La encontraron desparramada sobre su silla;
pálida y desfalleciente. Entre tanto, Berta y Sarita, que a la fija habían
volado, intentaban reanimarla. Luego, la oficina fue invadida por la gente de
Planeación, Obras... ¡Por, Dios!, ¿acaso querían asfixiar a Cele? Poco a poco,
Sol Caliente se encargó de convencer a los invasores de que su presencia afectaba a la desvanecida; no solo le quitaba
el aire, también le impedía salir de su ataque de nervios.
-¿Cuál ataque?-le preguntó Sarita al mensajero,
bajito, una vez quedó despejado el panorama.
-¿Y tú qué crees?-le dijo Sol Caliente-, Cele
tiene un trauma.
-Eso se nota-indicó Dionisio.
-Miren, ya vuelve-señaló Berta.
En efecto, Cele parecía reaccionar.
-Ay, Dios, lo vi-balbuceó.
-¿Qué viste, mujer? ¿Qué fue lo que viste?-le
preguntó Sarita.
Entonces lo dijo: el indiecito había entrado a
su oficina.
-¿Qué?-exclamó Berta.
Sarita también se alarmó:-Cálmate, mujer, estás
alucinando.
-No, no, lo vi, lo vi…
-¿Estás segura que es el de las...?, los indios
son todos iguales.
-Es él-dijo Gregorio.
El Amargado acababa de cruzar la puerta, y por
lo visto estaba muy al tanto de lo ocurrido.
-Es el indiecito de Cele-añadió.
-¿De Cele?
-¿Mío? ¡Ay, Dios!
Gregorio no le prestó atención al soponcio de
la mujerona:-Tuve que auxiliar al hombre-refirió.
-¿Al hombre?
-Estamos hablando del indio, Sarita, acuérdate.
Cele lo espantó.
Berta protestó en el acto:-¡Mira lo que estás
diciendo!-, y también Sarita:-¡Cómo te atreves!
Gregorio no le prestó atención a la pataleta de
los dos activos:-Cele espantó al pobre hombre.

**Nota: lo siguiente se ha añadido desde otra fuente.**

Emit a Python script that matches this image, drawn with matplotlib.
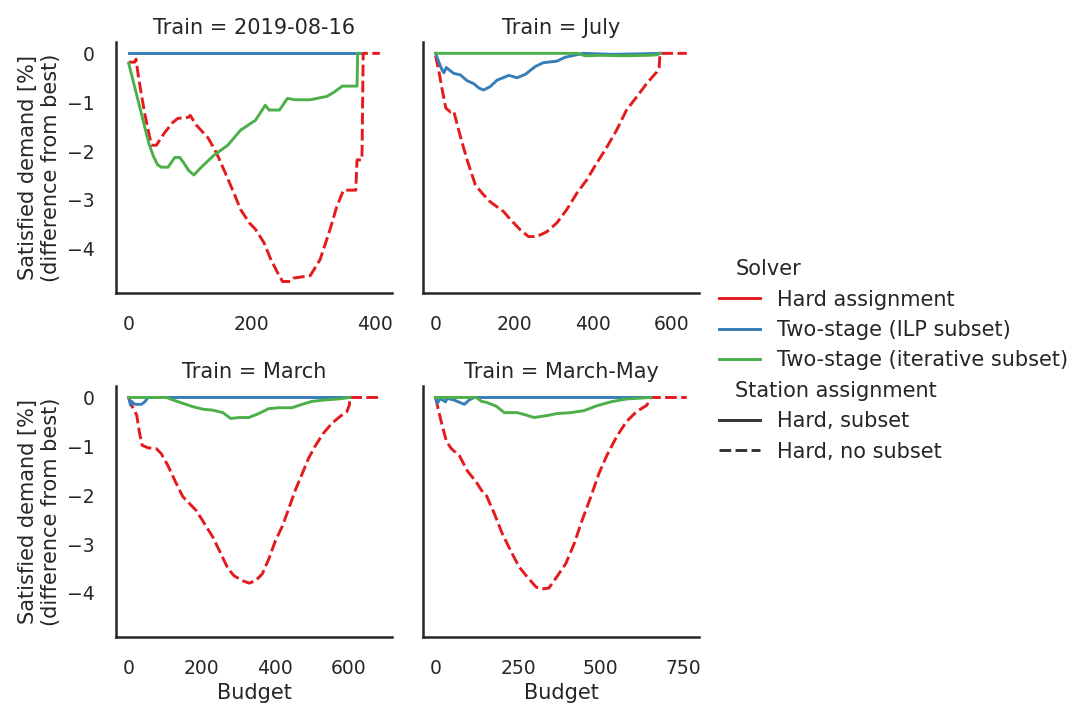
import matplotlib as mpl
import matplotlib.pyplot as plt
from matplotlib.lines import Line2D

plt.rcParams.update({
    'font.family': ['DejaVu Sans'],
    'text.color': '.15',
    'axes.labelcolor': '.15',
    'axes.edgecolor': '.15',
    'axes.linewidth': 1.8,
    'xtick.color': '.15',
    'ytick.color': '.15',
    'xtick.bottom': False,
    'ytick.left': False,
    'xtick.major.size': 7.2,
    'ytick.major.size': 7.2,
    'xtick.major.pad': 8.4,
    'ytick.major.pad': 8.4,
    'xtick.labelsize': 13.5,
    'ytick.labelsize': 13.5,
    'axes.labelsize': 15,
    'axes.titlesize': 15,
    'lines.linewidth': 2.1,
})

trains = ['2019-08-16', 'July', 'March', 'March-May']
solvers = ['Hard assignment', 'Two-stage (ILP subset)', 'Two-stage (iterative subset)']
solver_colors = ['#e41a1c', '#377eb8', '#4daf4a']
styles = ['Hard, subset', 'Hard, no subset']
xticks = [[0, 200, 400], [0, 200, 400, 600], [0, 200, 400, 600], [0, 250, 500, 750]]

# Train = 2019-08-16
aug_hard_x = [0, 10, 12, 16, 26, 37, 45, 58, 72, 80, 97, 100, 110, 129, 142, 155, 171, 182,
              196, 206, 220, 231, 242, 250, 263, 268, 284, 295, 311, 327, 338, 349, 369, 371,
              379, 381, 408]
aug_hard_y = [-0.18, -0.18, -0.12, -0.49, -1.23, -1.88, -1.88, -1.63, -1.41, -1.33, -1.31, -1.27,
              -1.47, -1.73, -2.02, -2.39, -2.86, -3.2, -3.47, -3.6, -3.88, -4.22, -4.49, -4.67,
              -4.67, -4.6, -4.57, -4.55, -4.22, -3.61, -3.14, -2.8, -2.8, -2.18, -2.18, 0, 0]
aug_ilp_x = [0, 375]
aug_ilp_y = [0, 0]
aug_iter_x = [0, 5, 10, 18, 26, 33, 40, 47, 53, 64, 75, 83, 90, 97, 106, 118, 139, 161, 182,
              206, 222, 228, 245, 258, 270, 295, 322, 333, 347, 371, 372, 375]
aug_iter_y = [-0.2, -0.45, -0.7, -1.1, -1.5, -1.85, -2.1, -2.28, -2.33, -2.33, -2.13, -2.13,
              -2.25, -2.39, -2.49, -2.33, -2.08, -1.88, -1.57, -1.37, -1.06, -1.16, -1.16, -0.92,
              -0.95, -0.95, -0.88, -0.8, -0.67, -0.67, 0, 0]

# Train = July
jul_hard_x = [0, 8, 17, 26, 38, 46, 63, 80, 101, 118, 139, 173, 190, 215, 236, 257, 283, 308,
              333, 359, 384, 409, 435, 460, 485, 511, 536, 562, 568, 570, 638]
jul_hard_y = [-0.05, -0.35, -0.75, -1.12, -1.2, -1.18, -1.7, -2.18, -2.69, -2.86, -3.04, -3.24,
              -3.4, -3.61, -3.75, -3.75, -3.65, -3.47, -3.2, -2.86, -2.59, -2.25, -1.92, -1.57,
              -1.16, -0.89, -0.62, -0.38, -0.28, 0, 0]
jul_ilp_x = [0, 13, 21, 27, 46, 63, 80, 97, 110, 122, 139, 156, 186, 207, 228, 253, 274, 308,
             329, 358, 375, 450, 520, 570]
jul_ilp_y = [0, -0.28, -0.4, -0.29, -0.41, -0.44, -0.56, -0.62, -0.71, -0.75, -0.68, -0.55,
             -0.45, -0.5, -0.43, -0.27, -0.19, -0.16, -0.08, -0.03, 0, -0.02, -0.01, 0]
jul_iter_x = [0, 360, 380, 420, 480, 540, 562, 570]
jul_iter_y = [0, 0, -0.05, -0.04, -0.05, -0.04, -0.03, 0]

# Train = March
mar_hard_x = [0, 10, 22, 30, 37, 53, 76, 89, 107, 130, 148, 166, 184, 202, 230, 252, 271, 288,
              311, 329, 347, 365, 383, 401, 420, 437, 455, 474, 491, 509, 531, 555, 577, 596,
              603, 604, 686]
mar_hard_y = [0, -0.19, -0.36, -0.74, -0.98, -1.03, -1.05, -1.15, -1.39, -1.76, -2.03, -2.17,
              -2.31, -2.52, -2.86, -3.2, -3.5, -3.65, -3.75, -3.8, -3.75, -3.61, -3.3, -2.93,
              -2.63, -2.28, -1.9, -1.56, -1.25, -1.0, -0.74, -0.53, -0.39, -0.29, -0.15, 0, 0]
mar_ilp_x = [0, 5, 8, 17, 35, 44, 53, 604]
mar_ilp_y = [0, -0.16, -0.08, -0.14, -0.14, -0.09, 0, 0]
mar_iter_x = [0, 103, 121, 148, 176, 203, 230, 257, 279, 302, 328, 355, 382, 409, 446, 474,
              501, 537, 573, 604]
mar_iter_y = [0, 0, -0.05, -0.12, -0.19, -0.24, -0.26, -0.31, -0.43, -0.41, -0.41, -0.33,
              -0.23, -0.21, -0.21, -0.14, -0.08, -0.05, -0.03, 0]

# Train = March-May
mm_hard_x = [0, 9, 21, 33, 48, 72, 96, 123, 139, 154, 178, 202, 229, 253, 277, 304, 322, 343,
             367, 394, 419, 443, 470, 494, 518, 548, 578, 608, 639, 651, 760]
mm_hard_y = [0, -0.27, -0.6, -0.9, -1.05, -1.19, -1.5, -1.73, -1.9, -2.01, -2.38, -2.79, -3.16,
             -3.47, -3.67, -3.88, -3.92, -3.9, -3.67, -3.4, -3.0, -2.52, -2.03, -1.56, -1.19,
             -0.8, -0.49, -0.29, -0.16, 0, 0]
mm_ilp_x = [0, 5, 15, 30, 35, 55, 87, 102, 117, 651]
mm_ilp_y = [0, -0.12, -0.02, -0.09, -0.02, -0.05, -0.14, -0.05, 0, 0]
mm_iter_x = [0, 123, 139, 154, 184, 208, 247, 274, 298, 337, 367, 410, 449, 488, 530, 578, 651]
mm_iter_y = [0, 0, -0.08, -0.1, -0.18, -0.31, -0.31, -0.36, -0.41, -0.37, -0.33, -0.31, -0.27,
             -0.17, -0.09, -0.03, 0]

panels = [
    [(aug_hard_x, aug_hard_y), (aug_ilp_x, aug_ilp_y), (aug_iter_x, aug_iter_y)],
    [(jul_hard_x, jul_hard_y), (jul_ilp_x, jul_ilp_y), (jul_iter_x, jul_iter_y)],
    [(mar_hard_x, mar_hard_y), (mar_ilp_x, mar_ilp_y), (mar_iter_x, mar_iter_y)],
    [(mm_hard_x, mm_hard_y), (mm_ilp_x, mm_ilp_y), (mm_iter_x, mm_iter_y)],
]
dash = (4, 1.5)

fig = plt.figure(figsize=(10.75, 7.11), dpi=100)
lefts = [0.108, 0.3935]
bottoms = [0.588, 0.104]
w, h = 0.257, 0.353
axes = []
for i in range(4):
    r, c = divmod(i, 2)
    ax = fig.add_axes([lefts[c], bottoms[r], w, h], sharey=axes[0] if axes else None)
    axes.append(ax)
    for j, (x, y) in enumerate(panels[i]):
        if j == 0:
            ax.plot(x, y, color=solver_colors[j], dashes=dash)
        else:
            ax.plot(x, y, color=solver_colors[j])
    ax.set_title('Train = ' + trains[i])
    ax.set_xticks(xticks[i])
    for s in ['top', 'right']:
        ax.spines[s].set_visible(False)
    if c == 0:
        ax.set_ylabel('Satisfied demand [%]\n(difference from best)')
    else:
        ax.tick_params(labelleft=False)
    if r == 1:
        ax.set_xlabel('Budget')

axes[0].set_yticks([0, -1, -2, -3, -4])

handles = [Line2D([], [], visible=False, label='Solver')]
for name, col in zip(solvers, solver_colors):
    handles.append(Line2D([], [], color=col, label=name))
handles.append(Line2D([], [], visible=False, label='Station assignment'))
handles.append(Line2D([], [], color='.2', label=styles[0]))
handles.append(Line2D([], [], color='.2', dashes=dash, label=styles[1]))

leg = fig.legend(handles=handles, loc='center left', bbox_to_anchor=(0.651, 0.493),
                 frameon=False, fontsize=15, labelspacing=0.5, handlelength=2.0)
for hpack in leg.findobj(mpl.offsetbox.VPacker)[0].get_children():
    draw_area, text_area = hpack.get_children()
    if not all(a.get_visible() for a in draw_area.get_children()):
        draw_area.set_width(0)

fig.savefig('out.png', dpi=100)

Ahora está siendo atendido en la
oficina de la primera Dama...
-¿Lo llevaste allá? ¡Estás loco!-exclamó Sol
Caliente; pero no había tiempo para chistes, Gregorio retomó la palabra:
-Voy a simplificarles el asunto-dijo-. Lo que
pasa es que al indiecito no solo lo caparon, además de eso le mataron a su
mujer y a sus hijos y le quemaron el rancho... ¡Quedó sin nada! Ni el mismo se
explica por qué lo dejaron vivo, por qué
Dios le ha permitido sobrevivir. Es
increíble, ¿no?, que ande por ahí después de que... Bueno, ya ustedes lo saben.
-Ay, Dios, pobre tipo-dijo Berta- ¿Pero qué
hace aquí?
-Sencillo: quiere saber si la gobernación le
puede colaborar en algo; no es mucho lo que alcanza a recoger en los buses.

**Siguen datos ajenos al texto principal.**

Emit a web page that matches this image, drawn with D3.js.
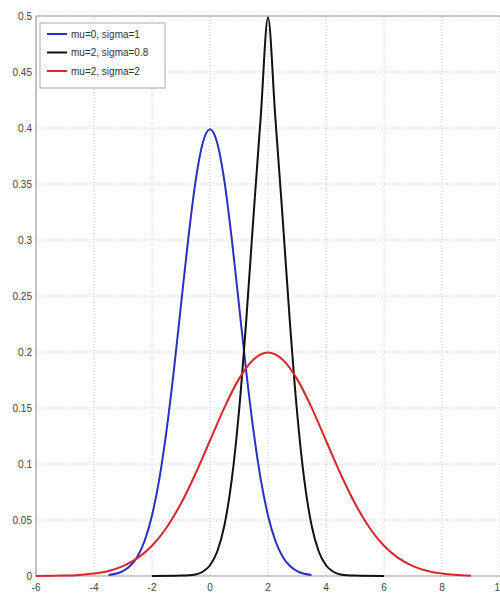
<!DOCTYPE html>
<html>
<head>
<meta charset="utf-8">
<script src="https://cdn.jsdelivr.net/npm/d3@7"></script>
<style>
  body { margin: 0; background: #fff; }
  svg { display: block; }
</style>
</head>
<body>
<div id="plot"></div>
<script>
const width = 500;
const height = 600;
const margin = { top: 16, right: 0, bottom: 24, left: 36 };

// values (density curves)
const blueX = [-3.5, -3.25, -3, -2.75, -2.5, -2.25, -2, -1.75, -1.5, -1.25, -1, -0.75, -0.5, -0.25, 0,
               0.25, 0.5, 0.75, 1, 1.25, 1.5, 1.75, 2, 2.25, 2.5, 2.75, 3, 3.25, 3.5];
const blueY = [0.0009, 0.002, 0.0044, 0.0091, 0.0175, 0.0317, 0.054, 0.0863, 0.1295, 0.1826, 0.242, 0.3011, 0.3521, 0.3867, 0.3989,
               0.3867, 0.3521, 0.3011, 0.242, 0.1826, 0.1295, 0.0863, 0.054, 0.0317, 0.0175, 0.0091, 0.0044, 0.002, 0.0009];

const blackX = [-2, -1, -0.5, -0.25, 0, 0.25, 0.5, 0.75, 1, 1.25, 1.5, 1.75, 2,
                2.25, 2.5, 2.75, 3, 3.25, 3.5, 3.75, 4, 4.25, 4.5, 5, 6];
const blackY = [0, 0.0004, 0.0014, 0.0038, 0.0096, 0.0219, 0.0456, 0.086, 0.1471, 0.2283, 0.3214, 0.4102, 0.4987,
                0.4102, 0.3214, 0.2283, 0.1471, 0.086, 0.0456, 0.0219, 0.0096, 0.0038, 0.0014, 0.0004, 0];

const redX = [-6, -5, -4.5, -4, -3.5, -3, -2.5, -2, -1.5, -1, -0.5, 0, 0.5, 1, 1.5, 2,
              2.5, 3, 3.5, 4, 4.5, 5, 5.5, 6, 6.5, 7, 7.5, 8, 9];
const redY = [0.0001, 0.0004, 0.001, 0.0022, 0.0045, 0.0088, 0.0159, 0.027, 0.0431, 0.0648, 0.0913, 0.121, 0.1506, 0.176, 0.1933, 0.1995,
              0.1933, 0.176, 0.1506, 0.121, 0.0913, 0.0648, 0.0431, 0.027, 0.0159, 0.0088, 0.0045, 0.0022, 0.0002];

const xTicks = [-6, -4, -2, 0, 2, 4, 6, 8, 10];
const yTicks = [0, 0.05, 0.1, 0.15, 0.2, 0.25, 0.3, 0.35, 0.4, 0.45, 0.5];
const seriesNames = ["mu=0, sigma=1", "mu=2, sigma=0.8", "mu=2, sigma=2"];
const seriesColors = ["#2b2fc4", "#111111", "#d8262b"];

const svg = d3.select("#plot").append("svg").attr("width", width).attr("height", height);

const x = d3.scaleLinear().domain([-6, 10]).range([margin.left, 500]);
const y = d3.scaleLinear().domain([0, 0.5]).range([height - margin.bottom, margin.top]);

const font = "'Liberation Sans Narrow', 'Liberation Sans', Arial, sans-serif";

// grid
svg.append("g").selectAll("line").data(xTicks.slice(1)).enter().append("line")
    .attr("x1", d => x(d)).attr("x2", d => x(d))
    .attr("y1", y(0)).attr("y2", y(0.5))
    .attr("stroke", "#c8c8c8").attr("stroke-dasharray", "1,2");
svg.append("g").selectAll("line").data(yTicks.slice(1)).enter().append("line")
    .attr("x1", x(-6)).attr("x2", x(10))
    .attr("y1", d => y(d)).attr("y2", d => y(d))
    .attr("stroke", "#c8c8c8").attr("stroke-dasharray", "1,2");

// axes box
svg.append("line").attr("x1", x(-6)).attr("x2", x(10)).attr("y1", y(0.5)).attr("y2", y(0.5))
    .attr("stroke", "#999").attr("stroke-width", 1.2);
svg.append("line").attr("x1", x(-6)).attr("x2", x(10)).attr("y1", y(0)).attr("y2", y(0))
    .attr("stroke", "#999").attr("stroke-width", 1.2);
svg.append("line").attr("x1", x(-6)).attr("x2", x(-6)).attr("y1", y(0)).attr("y2", y(0.5))
    .attr("stroke", "#999").attr("stroke-width", 1.2);

// tick labels
svg.append("g").selectAll("text").data(xTicks).enter().append("text")
    .attr("x", d => x(d)).attr("y", y(0) + 15)
    .attr("text-anchor", "middle")
    .attr("font-family", font).attr("font-size", 10).attr("fill", "#444")
    .text(d => d);
svg.append("g").selectAll("text").data(yTicks).enter().append("text")
    .attr("x", x(-6) - 4).attr("y", d => y(d) + 3.5)
    .attr("text-anchor", "end")
    .attr("font-family", font).attr("font-size", 10).attr("fill", "#444")
    .text(d => d);

// curves
const line = d3.line().x(d => x(d[0])).y(d => y(d[1])).curve(d3.curveMonotoneX);
const series = [
    d3.zip(blueX, blueY),
    d3.zip(blackX, blackY),
    d3.zip(redX, redY)
];
series.forEach((s, i) => {
    svg.append("path").datum(s)
        .attr("d", line)
        .attr("fill", "none")
        .attr("stroke", seriesColors[i])
        .attr("stroke-width", 2);
});

// legend
const lg = svg.append("g").attr("transform", "translate(40,23)");
lg.append("rect").attr("width", 125).attr("height", 65)
    .attr("fill", "#fff").attr("stroke", "#aaa");
seriesNames.forEach((name, i) => {
    const yy = 11 + i * 18.5;
    lg.append("line").attr("x1", 7).attr("x2", 27).attr("y1", yy).attr("y2", yy)
        .attr("stroke", seriesColors[i]).attr("stroke-width", 2);
    lg.append("text").attr("x", 31).attr("y", yy + 3.5)
        .attr("font-family", font).attr("font-size", 10).attr("fill", "#333")
        .text(name);
});
</script>
</body>
</html>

Andaba por ahí, rondando por los pasillos; un viejo se le acercó y le preguntó
que buscaba; entonces, el indiecito se animó a contarle su historia y le pidió
orientación. El viejo lo condujo hasta Gobierno, pero después no encontraba
donde ubicarlo. De pronto, ¡oh, la salvación!: “Mire”, le dijo, indicándole la
oficina del fondo, “se le apareció a usted la virgen”…
El indiecito deletreó.
-Decía Atención de Desastres-cuenta ahora el pobre-,
yo puedo leer, yo sé leer.
¡Atención de Desastres!
-Entre allí-le indicó el viejo-, allí pueden
ayudarle.
-¡No!-exclamó ahora Sarita-No es aquí,
¿cierto?, aquí no es, que yo sepa… ¿Es aquí, Cele?
-Él dice que…
Berta quiso meter la cuchara:-Si es aquí…

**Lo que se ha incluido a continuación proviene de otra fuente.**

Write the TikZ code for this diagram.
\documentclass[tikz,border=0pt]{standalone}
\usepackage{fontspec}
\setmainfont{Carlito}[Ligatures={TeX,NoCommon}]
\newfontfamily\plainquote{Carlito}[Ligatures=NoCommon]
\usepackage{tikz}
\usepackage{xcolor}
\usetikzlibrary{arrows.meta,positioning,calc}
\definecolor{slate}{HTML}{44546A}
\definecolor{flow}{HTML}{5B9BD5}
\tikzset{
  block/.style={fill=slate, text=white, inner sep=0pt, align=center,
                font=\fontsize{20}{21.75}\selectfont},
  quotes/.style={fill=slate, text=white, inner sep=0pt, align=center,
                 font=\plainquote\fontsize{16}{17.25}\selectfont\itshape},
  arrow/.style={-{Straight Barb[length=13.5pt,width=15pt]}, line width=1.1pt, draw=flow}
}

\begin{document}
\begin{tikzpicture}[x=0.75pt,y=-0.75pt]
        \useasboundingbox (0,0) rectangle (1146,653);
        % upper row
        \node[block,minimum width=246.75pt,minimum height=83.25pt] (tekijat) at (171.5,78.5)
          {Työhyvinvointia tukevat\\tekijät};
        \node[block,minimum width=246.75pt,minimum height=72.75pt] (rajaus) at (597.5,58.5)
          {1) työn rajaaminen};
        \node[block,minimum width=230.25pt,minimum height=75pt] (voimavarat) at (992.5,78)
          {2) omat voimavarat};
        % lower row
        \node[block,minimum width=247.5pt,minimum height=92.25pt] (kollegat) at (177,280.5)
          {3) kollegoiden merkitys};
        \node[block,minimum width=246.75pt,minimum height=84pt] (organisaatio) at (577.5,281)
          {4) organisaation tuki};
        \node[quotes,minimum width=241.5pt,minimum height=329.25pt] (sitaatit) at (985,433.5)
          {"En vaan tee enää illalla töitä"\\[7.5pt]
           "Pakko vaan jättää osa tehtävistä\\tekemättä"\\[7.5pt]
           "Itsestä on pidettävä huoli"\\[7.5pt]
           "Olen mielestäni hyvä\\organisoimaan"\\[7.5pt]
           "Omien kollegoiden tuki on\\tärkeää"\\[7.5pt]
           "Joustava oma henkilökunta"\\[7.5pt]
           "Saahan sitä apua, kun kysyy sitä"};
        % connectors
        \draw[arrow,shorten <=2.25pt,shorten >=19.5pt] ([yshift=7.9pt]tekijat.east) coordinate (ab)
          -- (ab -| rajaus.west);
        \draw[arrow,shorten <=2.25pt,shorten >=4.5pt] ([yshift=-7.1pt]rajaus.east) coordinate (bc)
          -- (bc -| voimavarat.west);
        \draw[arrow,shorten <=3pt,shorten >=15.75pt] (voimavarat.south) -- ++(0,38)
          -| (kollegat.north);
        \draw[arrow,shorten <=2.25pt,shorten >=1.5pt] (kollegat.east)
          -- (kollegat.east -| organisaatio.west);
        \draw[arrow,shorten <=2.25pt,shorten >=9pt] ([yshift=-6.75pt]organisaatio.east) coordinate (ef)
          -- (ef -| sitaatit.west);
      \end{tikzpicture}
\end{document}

-Basta-dijo Dionisio-¿No comprenden?
-¿No comprendemos qué?-le preguntó Sarita.
Tomasito se impacientó:-No es aquí, punto, se
acabó el cuento; que yo sepa nosotros no
tenemos velas en ese entierro.
-¿No? ¿Verdad que no?-le preguntó Cele a
Gregorio, presa aún de la angustia.
El Amargado paseó la vista por la oficina…
-¿Entonces?-insistió la mujerona.
Y el Amargado aclaró la situación:-Le aseguro a
todos ustedes que el Desastre del
indiecito no le incumbe a Atención de Desastres.
-¡Demasiados desastres!-exclamó Sol Caliente.
-¿Cómo así?
-Los tuyos, Amargado, mencionaste como tres
desastres.
-Los míos, por supuesto. Especifico: El caso
del señor José Cometa no le incumbe a esta
Oficina.
-¿Cometa?-preguntó Sarita, extrañada.
-Sí, Cometa, ése es su apellido; tenga usted
presente, mi querida dama, que se trata de un indígena.
-Los indios tienen nombres raros, ¿no?, nombres
de plantas o cosas así, hasta de animales.
-¡Dios mío!-exclamó Cele.
¿De vuelta a la imagen que tanto la atribulaba?
No sabe explicarse.
-¿Qué le harían a su mujer?-insiste en
preguntar Berta.
-Alguna barbaridad-se le ocurre decir a Sarita.